USING A TRUST
When developing their estate plans, California residents should strongly consider using a trust. One type of trust solution, the revocable, or living, trust, is often chosen.
A revocable trust can be easily amended, which can be beneficial to people who have children. As their children grow older, settlors may reconsider certain parts of the trust they created. Estate plans, including trusts, should be regularly reviewed every five years at the least.
There are multiple ways a revocable trust can be structured. For situations in which there is a working spouse with minor children, and the trust is to be funded when the settlor passes away, the spouse can serve as the primary beneficiary as well as the successor trustee. As trustee, the surviving spouse will have the authority to distribute the trust income and principal for the surviving household. The funds from the trust may be used to pay for the children's education through the completion of college. When the youngest child reaches a certain age, such as 25 years old, the trust can be divided so that there is a separate trust for each child.

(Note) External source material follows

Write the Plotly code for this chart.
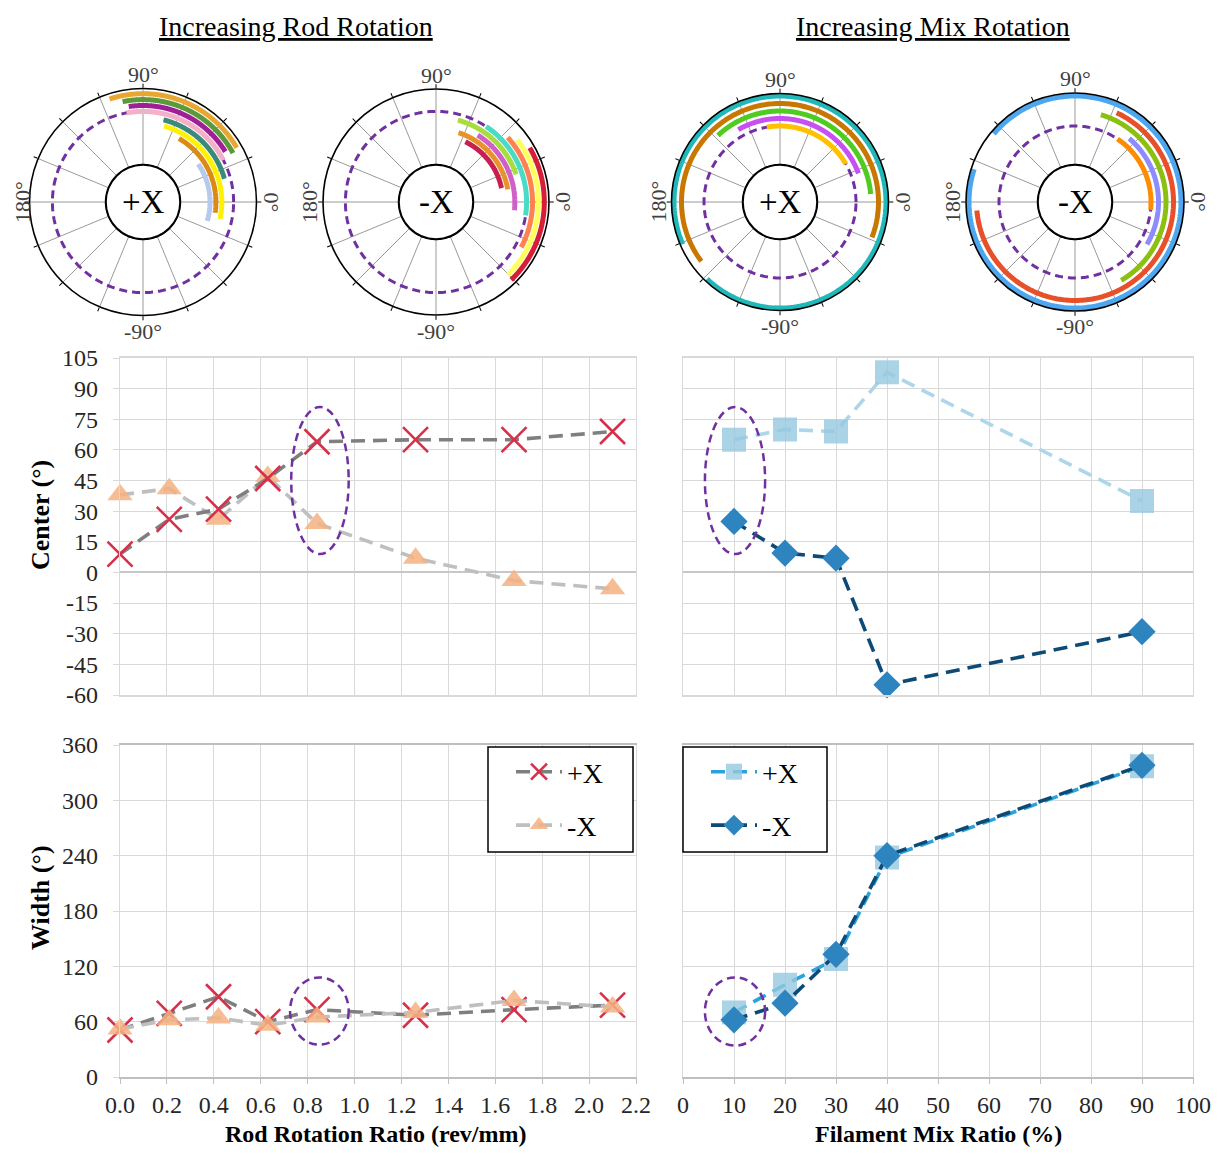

Another popular type of revocable trust for a retired spouse with adult children and grandchildren is one that is funded when the settlor dies. The trust receives the funds from the settlor's retirement account, and the surviving spouse serves as the primary beneficiary of the trust in addition to the successor trustee.
An attorney who has experience in trust and trust administration may help individuals determine the types of trusts to include in their estate plans. A lawyer may consider his or her clients' circumstances and goals while helping them draft trusts that make sure that their wishes regarding the management and distribution of their assets will be honored after their death.